Tekirdağ’da Eski Taş Devri’ne ait kalıntılara Saray ilçesindeki Güngörmez ve Güneş kaya vadilerinde yer alan mağaralarda rastlanmıştır. Marmara Denizi boyunca uzanan bazı nehir ağızlarındaki yerleşmelerde Kalkolitik Çağ’a ait izler bulunmuştur. MÖ 1400 ile 1000 yılları arasında Proto Trak olarak bilinen ve Trakya’ya göç ile gelen toplulukların yaşadığı da bilinmektedir. MÖ 8 ve 6. yüzyılda Samoslu kolonistler Marmara Denizi kıyılarına yerleşmeye başlamışlardır. Günümüzde Tekirdağ sınırları içerisinde yer alan Perinthos (Marmara Ereğlisi), Bisanthe (Barbaros) beldeleri koloni kurulan yerler arasındadır. MÖ 546 ile 430 yılları arasında Pers egemenliği altına giren şehir MÖ 352 yılında Makedonya Kralı II. Philip tarafından kuşatılmıştır. Daha sonra sırasıyla Büyük İskender ve Lysimochs’un hâkimiyetinde kalan Tekirdağ, Roma İmparatorluğu’na geçmiştir. Doğu Roma İmparatorluğu Dönemi’nde başkent Konstantinopolis’in tahıl ihtiyacını büyük ölçüde karşıladığı için önemli bir yere sahiptir.

Bir dönemler Resito olarak anılan şehir sonrasında Rodosto adını almış, 14. yüzyılda Osmanlılar tarafından fethedildikten sonra Rodoscuk adı ile anılmaya başlanmıştır. Osmanlı Dönemi’nde Tekirdağ 1357 yılında ilk kez şehzade I. Murad tarafından fethedilmiştir. Ancak Bizanslıların şehri geri almaları ile 1367 senesinde I. Murad şehri bu sefer padişah olarak ikinci kez fethetmiştir.

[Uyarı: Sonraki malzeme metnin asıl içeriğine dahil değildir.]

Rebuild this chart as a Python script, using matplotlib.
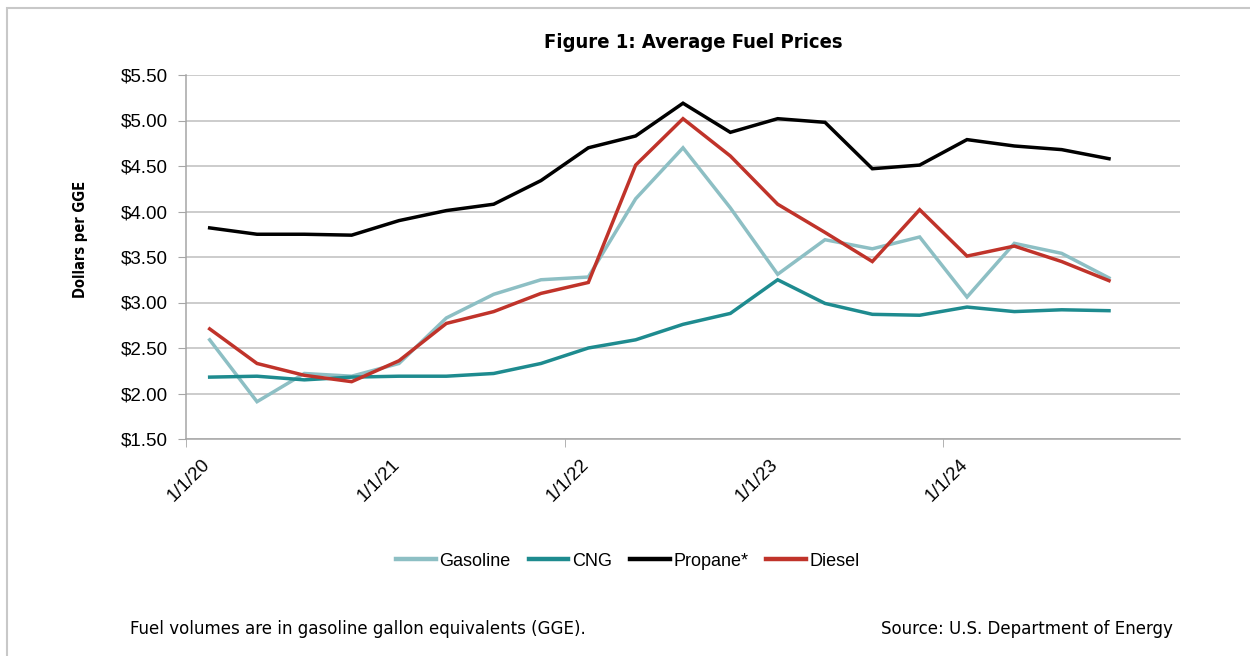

Tekirdağ sınırları Osmanlı Devleti hâkimiyetindeyken oldukça genişlemiş dokuz mahalleye sahip olan şehirdeki mahalle sayısı 30’a kadar çıkmıştır. 93 Harbi ile Rusların I. Balkan Savaşı ile Bulgarların işgali altına giren Tekirdağ 20 Temmuz 1920’de Yunanların işgaline uğradıktan sonra 13 Kasım 1922’de tamamen Türklerin hâkimiyetine girmiştir. Teşkilat-ı Esasiye Kanunu’na göre il olan Tekirdağ’ın15 Ekim 1923 yılında il olduğu ilan edilmiştir. Cumhuriyet Dönemi’ne kadar Tekfurdağı ismi ile bilinen şehir Tekirdağ ismine 1927’de kavuşmuştur.

Marmara Bölgesi’nin en güzel şehirlerinden biri olan Tekirdağ gerek doğal güzellikleri gerek tarihî yerleri ve tertemiz sahilleri ile seyahatseverlerin gözdesi konumundadır. Ekonomisi tarıma ve sanayiye dayalı olan şehirde özellikle yaz aylarında turizm de önemli bir gelir kaynağıdır. Tekirdağ’ın toprakları oldukça verimlidir. Bu nedenle ülkemizin buğday ve ayçiçek yağı ihtiyacının büyük bir bölümü bu ilimizden karşılanır. Öyle ki Tekirdağ Türkiye’nin ayçiçeği bahçesi olarak bilinir. Arpa, yulaf, mısır, şekerpancarı ve soğanın yanı sıra sarımsak, domates, kabak ve patlıcan da Tekirdağ’da yetiştirilen ürünler arasında yer alır. Kavun, karpuz, üzüm, kiraz, erik kentte verimli olarak yetişen meyvelerdendir.

Hayvancılık Tekirdağ’daki bir diğer geçim kaynağıdır. Şehrin mera ve çayırları bol olduğu için koyun, sığır ve hindi yetiştiriciliği yapılmaktadır. Barbunya, tekir, karagöz, levrek, istavrit Tekirdağ kıyılarında bol miktarda bulunan balıklar arasında sayılabilir. Şehirde orman varlığı azdır ve yoğunlukla ilin kuzeydoğusundadır. Maden bakımından da fakir olan Tekirdağ’dan sadece linyit ve manganez yatakları bulunmaktadır. 1970’ten sonra sanayi bakımından hızla gelişen kentlerimizden biri olan Tekirdağ’da ayçiçeği, un, kiremit, mobilya ve tekstil fabrikalarının sayısı oldukça fazladır. Şehir metal eşya imalatında oldukça ileridir. 1931 senesinde kurulan Tekel İçki Fabrikası şehirde yeni bir üretim sektörünün doğmasını sağlamıştır. Kentin İstanbul’a yakın olması sanayiciliğin gelişmesi açısından etkin rol oynar. Tekirdağ’ın kardeş şehirleri arasında Gümülcine, Kavala, Kırcaali, İslimiye, Pyongeeak, Tekirgöl, Sarospatak ve Kecskemet sayılabilir.